— start GIVEN DATA —

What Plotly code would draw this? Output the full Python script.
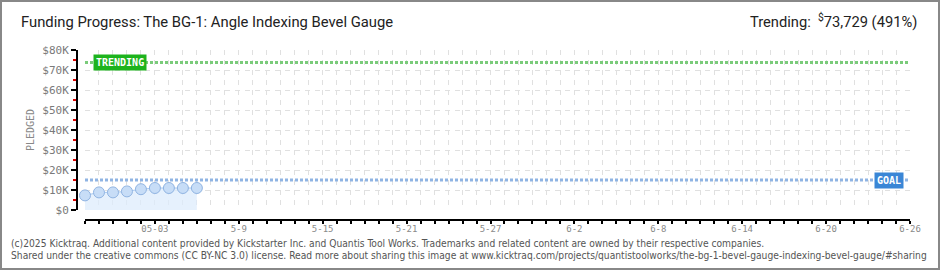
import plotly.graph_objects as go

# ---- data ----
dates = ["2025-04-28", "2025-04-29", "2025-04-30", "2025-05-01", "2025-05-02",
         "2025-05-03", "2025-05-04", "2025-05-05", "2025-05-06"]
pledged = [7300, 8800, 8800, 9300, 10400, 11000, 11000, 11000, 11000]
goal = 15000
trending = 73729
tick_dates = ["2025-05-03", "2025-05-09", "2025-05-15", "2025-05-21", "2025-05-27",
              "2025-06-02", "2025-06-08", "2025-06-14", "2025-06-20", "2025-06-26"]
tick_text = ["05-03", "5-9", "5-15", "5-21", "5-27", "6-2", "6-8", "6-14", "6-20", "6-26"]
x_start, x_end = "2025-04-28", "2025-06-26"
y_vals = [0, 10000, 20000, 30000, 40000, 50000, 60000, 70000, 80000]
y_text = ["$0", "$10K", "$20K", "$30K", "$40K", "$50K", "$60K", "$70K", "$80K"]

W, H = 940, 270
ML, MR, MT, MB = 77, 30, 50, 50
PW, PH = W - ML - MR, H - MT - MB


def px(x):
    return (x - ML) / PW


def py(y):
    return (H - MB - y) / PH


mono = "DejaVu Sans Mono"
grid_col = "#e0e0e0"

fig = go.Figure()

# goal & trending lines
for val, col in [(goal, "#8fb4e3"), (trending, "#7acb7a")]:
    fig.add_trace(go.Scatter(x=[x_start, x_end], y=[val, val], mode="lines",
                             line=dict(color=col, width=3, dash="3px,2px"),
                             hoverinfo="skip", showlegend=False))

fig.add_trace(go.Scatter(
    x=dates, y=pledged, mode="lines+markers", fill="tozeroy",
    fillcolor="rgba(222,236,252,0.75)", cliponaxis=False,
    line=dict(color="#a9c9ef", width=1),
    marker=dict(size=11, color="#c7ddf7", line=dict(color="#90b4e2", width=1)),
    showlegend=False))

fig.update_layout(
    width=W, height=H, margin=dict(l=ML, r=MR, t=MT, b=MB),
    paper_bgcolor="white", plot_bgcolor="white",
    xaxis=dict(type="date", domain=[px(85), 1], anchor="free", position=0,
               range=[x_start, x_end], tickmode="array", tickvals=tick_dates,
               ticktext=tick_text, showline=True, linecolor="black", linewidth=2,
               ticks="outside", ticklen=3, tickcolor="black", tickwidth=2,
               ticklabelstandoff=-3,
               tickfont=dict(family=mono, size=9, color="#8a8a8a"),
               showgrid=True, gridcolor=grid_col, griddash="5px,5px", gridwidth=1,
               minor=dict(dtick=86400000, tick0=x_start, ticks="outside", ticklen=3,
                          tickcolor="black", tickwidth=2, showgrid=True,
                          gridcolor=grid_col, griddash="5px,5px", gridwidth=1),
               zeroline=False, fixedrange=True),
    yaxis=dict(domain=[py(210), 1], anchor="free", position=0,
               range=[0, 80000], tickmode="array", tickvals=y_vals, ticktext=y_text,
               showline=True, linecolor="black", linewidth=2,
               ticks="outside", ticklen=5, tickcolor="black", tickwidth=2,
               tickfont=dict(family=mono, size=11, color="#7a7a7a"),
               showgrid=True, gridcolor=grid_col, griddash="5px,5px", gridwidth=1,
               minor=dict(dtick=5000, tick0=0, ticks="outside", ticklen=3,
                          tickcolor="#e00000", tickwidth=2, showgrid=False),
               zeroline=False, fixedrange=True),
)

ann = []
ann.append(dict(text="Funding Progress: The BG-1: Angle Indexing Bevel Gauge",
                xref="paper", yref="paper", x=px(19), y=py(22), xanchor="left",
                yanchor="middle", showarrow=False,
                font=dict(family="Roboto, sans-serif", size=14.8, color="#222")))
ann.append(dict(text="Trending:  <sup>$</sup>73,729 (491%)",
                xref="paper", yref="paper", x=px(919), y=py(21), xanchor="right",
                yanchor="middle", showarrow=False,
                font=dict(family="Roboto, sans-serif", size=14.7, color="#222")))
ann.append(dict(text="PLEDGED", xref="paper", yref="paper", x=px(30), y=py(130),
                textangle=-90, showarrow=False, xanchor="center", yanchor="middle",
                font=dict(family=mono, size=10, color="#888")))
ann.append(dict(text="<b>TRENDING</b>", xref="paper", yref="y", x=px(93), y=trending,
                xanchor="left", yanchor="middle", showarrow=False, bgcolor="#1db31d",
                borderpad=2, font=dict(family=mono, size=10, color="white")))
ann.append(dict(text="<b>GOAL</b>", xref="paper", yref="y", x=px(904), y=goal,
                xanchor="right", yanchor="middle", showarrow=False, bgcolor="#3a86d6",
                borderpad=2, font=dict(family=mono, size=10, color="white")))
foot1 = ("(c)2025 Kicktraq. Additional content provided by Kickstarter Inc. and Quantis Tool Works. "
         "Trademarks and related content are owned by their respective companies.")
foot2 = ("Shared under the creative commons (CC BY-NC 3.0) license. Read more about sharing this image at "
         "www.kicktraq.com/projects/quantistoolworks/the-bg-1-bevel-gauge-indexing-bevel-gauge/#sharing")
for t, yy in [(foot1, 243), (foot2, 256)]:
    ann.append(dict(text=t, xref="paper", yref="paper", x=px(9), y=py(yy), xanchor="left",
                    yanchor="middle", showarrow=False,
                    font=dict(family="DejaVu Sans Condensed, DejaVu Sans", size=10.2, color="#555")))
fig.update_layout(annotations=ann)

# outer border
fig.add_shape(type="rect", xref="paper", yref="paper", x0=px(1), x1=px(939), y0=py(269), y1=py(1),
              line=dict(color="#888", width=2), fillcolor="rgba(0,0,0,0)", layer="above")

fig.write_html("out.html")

— end GIVEN DATA —

#### TASK TO CARRY OUT:
Every line in the data above that contains "this" needs to be copied.

#### SOLUTION:
What Plotly code would draw this? Output the full Python script.
foot2 = ("Shared under the creative commons (CC BY-NC 3.0) license. Read more about sharing this image at "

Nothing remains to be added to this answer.